AWS Certified Solutions Architect – Associate (SAA-C02) — Question 747
A manufacturing company has machine sensors that upload .csv files to an Amazon S3 bucket. These .csv files must be converted into images and must be made available as soon as possible for the automatic generation of graphical reports.
The images become irrelevant after 1 month, but the .csv files must be kept to train machine learning (ML) models twice a year. The ML trainings and audits are planned weeks in advance.
Which combination of steps will meet these requirements MOST cost-effectively? (Choose two.)
Answer options
- A. Launch an Amazon EC2 Spot Instance that downloads the .csv files every hour, generates the image files, and uploads the images to the S3 bucket.
- B. Design an AWS Lambda function that converts the .csv files into images and stores the images in the S3 bucket. Invoke the Lambda function when a .csv file is uploaded.
- C. Create S3 Lifecycle rules for .csv files and image files in the S3 bucket. Transition the .csv files from S3 Standard to S3 Glacier 1 day after they are uploaded. Expire the image files after 30 days.
- D. Create S3 Lifecycle rules for .csv files and image files in the S3 bucket. Transition the .csv files from S3 Standard to S3 One Zone-Infrequent Access (S3 One Zone-IA) 1 day after they are uploaded. Expire the image files after 30 days.
- E. Create S3 Lifecycle rules for .csv files and image files in the S3 bucket.

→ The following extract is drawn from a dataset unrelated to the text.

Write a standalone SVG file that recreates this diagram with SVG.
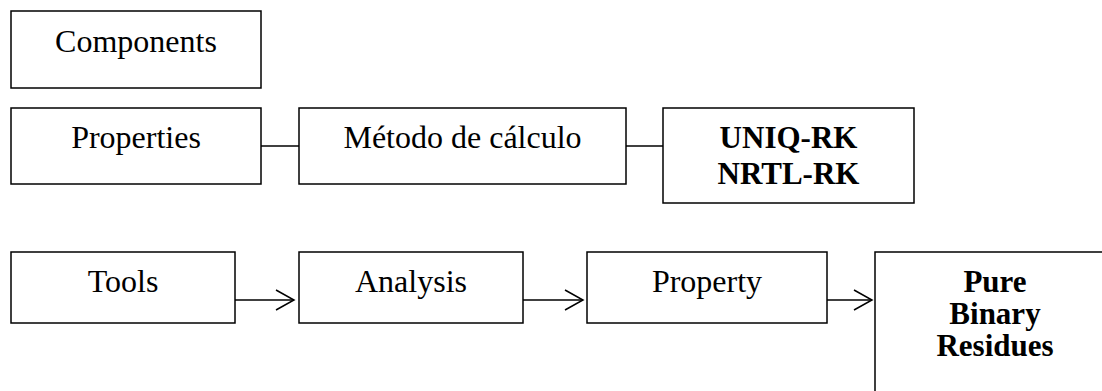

Transition the .csv files from S3 Standard to S3 Standard-Infrequent Access (S3 Standard-IA) 1 day after they are uploaded. Keep the image files in Reduced Redundancy Storage (RRS).
Correct answer: B, C
Explanation
AWS Lambda (Option B) provides immediate, event-driven processing upon S3 upload, which is more cost-effective and faster than polling with an EC2 instance. S3 Glacier (Option C) is the most cost-effective storage class for the .csv files because they are only needed twice a year for pre-planned ML training, meaning the retrieval latency of Glacier is perfectly acceptable. Transitioning them to Glacier after 1 day and expiring the images after 30 days minimizes storage costs.